One of the most compelling aspects of Wilson’s book is his reliance on the humanity of Jesus to understand the sexuality of Jesus. Jesus had a Y Chromosome. He was birthed through the vaginal canal of his mother, Mary. Jesus was sexual, Wilson insists; not sexual in that he engaged in a romantic relationship, but sexual because he was an enfleshed, sexually differentiated human. Jesus was not hermaphroditic or just a spirit. He was, and is, a man. Though God could have manifested his deity in any number of ways, “he chose to reaffirm the basic binary sexuality by becoming a man” (p. 45). This may seem like a fact to overlook, but Wilson makes the provocative observation that the narrative of Scripture is unveiled through sexed realities: A baby boy was born of a woman. To downplay the centrality of the sexed experience in Scripture is to downplay how the narrative unfolds and its centrality to our own experience. The incarnation represents God’s profound blessing of the embodied experience, and the resurrection is God’s reaffirmation that sexed matter, well, matters.

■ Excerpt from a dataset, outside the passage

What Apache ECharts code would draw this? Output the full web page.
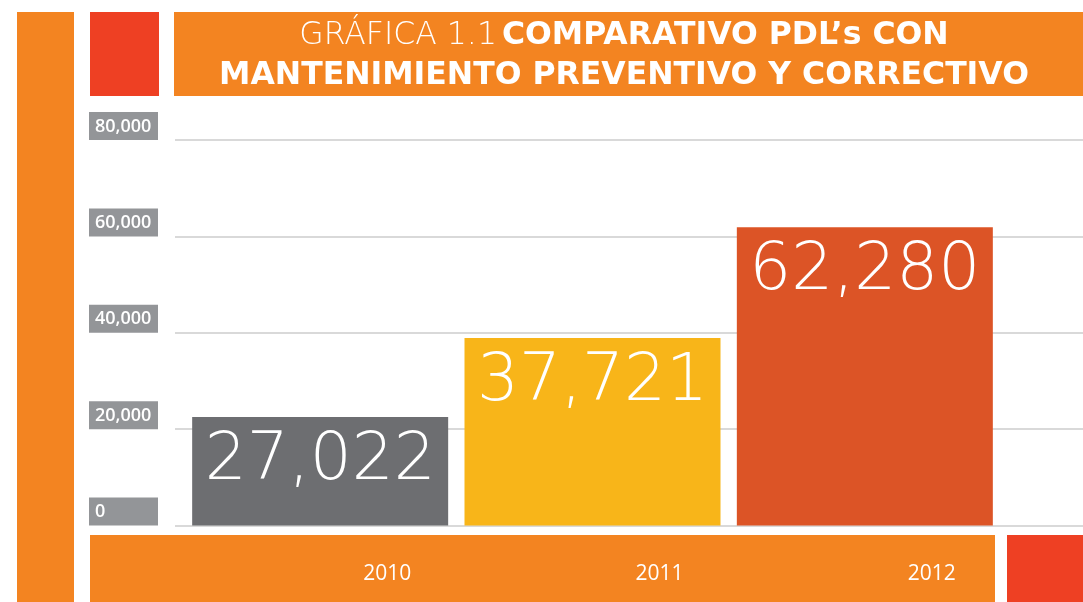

But here, Wilson makes an even more interesting turn that rebuts so much of the sentiment running through our culture and through progressive Christianity. By looking at Jesus, “we learn that sexual activity isn’t essential to human flourishing or personal fulfillment” (p. 49). This is a particularly helpful insight because it rebuts the insistence that sexual fulfillment is necessary for human flourishing. More than that, it exposes the argument that Jesus was unfulfilled or underwent some type of dignity harm because he never had sex as a form of Docetism—the heresy that denied that Jesus was fully human. It’s at this exact point that Wilson helpfully critiques all attempts to elevate sexual desire to the level of personal identity. In a punchy quote from Oliver O’Donovan, Wilson cites him arguing against the rise of “psychological positivism” (p. 67).

Wilson goes on to explore in greater detail the meaning of our sexual complementarity, the idea that men and women come to know what it means to be a man or woman in reference to their counterpart. Here, I applaud Wilson for his careful analysis of the meaning of the “one flesh” union, the symbolic yet visceral description of the sexual union of man and woman that seals the covenant union, but is also capable of bringing forth new life. It is the procreative element that makes the marriage union deeply and ontologically corporeal. As Wilson writes, the rejection of the procreative primacy of the one flesh union results in the inversion of sexuality more broadly. It turns it into a recreational activity instead of a solemn activity shared within the context of covenant. Here I want to commend Wilson for speaking forcefully against same-sex marriage and less forcefully, though still cautiously, about contraception. In Wilson’s view, these contemporary realities indicate a vision for sexuality that vitiates the biblical picture of sexuality. In place of the comprehensive union that the Bible speaks of, same-sex marriage facilitates emotional union only. And instead of orientating marriage toward the reality of children, contraception thwarts bodily design and subjects the begetting of children to the pleasure of those engaging in sexual intercourse. Wilson should be commended for introducing natural law types of arguments without necessarily stating his reliance on natural law (fraught as that conversation can be with Protestants).

The last thing I’ll highlight is Wilson’s call for a reinvigorated concept of friendship. According to Wilson, “singleness” as a category within the church is sub-biblical. As he writes, “Singleness isn’t a particularly biblical idea. In fact, the language of being single assumes that marriage is the preferred norm, which it isn’t” (p. 118). While I would quibble with his notion that marriage is not the “norm,” I do think Wilson is onto something powerful. We form better friendships when we realize that marriage is not the resolution to all loneliness and human existence. Marriage is not self-sufficient to overcome every human longing. As much as I value marriage, Wilson is right to call Christians to a view of marriage that does not exalt it beyond what it was originally designed for. Once we do, we realize that those whose who are not married are not defective or odd, but capable of teaching those of us who are married what intimacy and depth can look like in friendship without it being sexualized.

Wilson’s book is stellar and warmly recommended. The one shortcoming in an otherwise terrific book is Wilson’s failure to be more fulsome in defending the intelligibility and universality of the Christian sexual ethic to broader human society. To be fair, he broaches this subject, but where he could have offered more explanation that would bolster Christian confidence in explaining how our ethics are creational (meaning, not simply sectarian), he did not. And this is probably the book’s only real weakness. At a time when Christians are having difficulty explaining the relevancies of Christian sexual ethics to the broader culture, we need to learn that we are not irrational or simply fideistic in our beliefs about how God made every human being, male or female.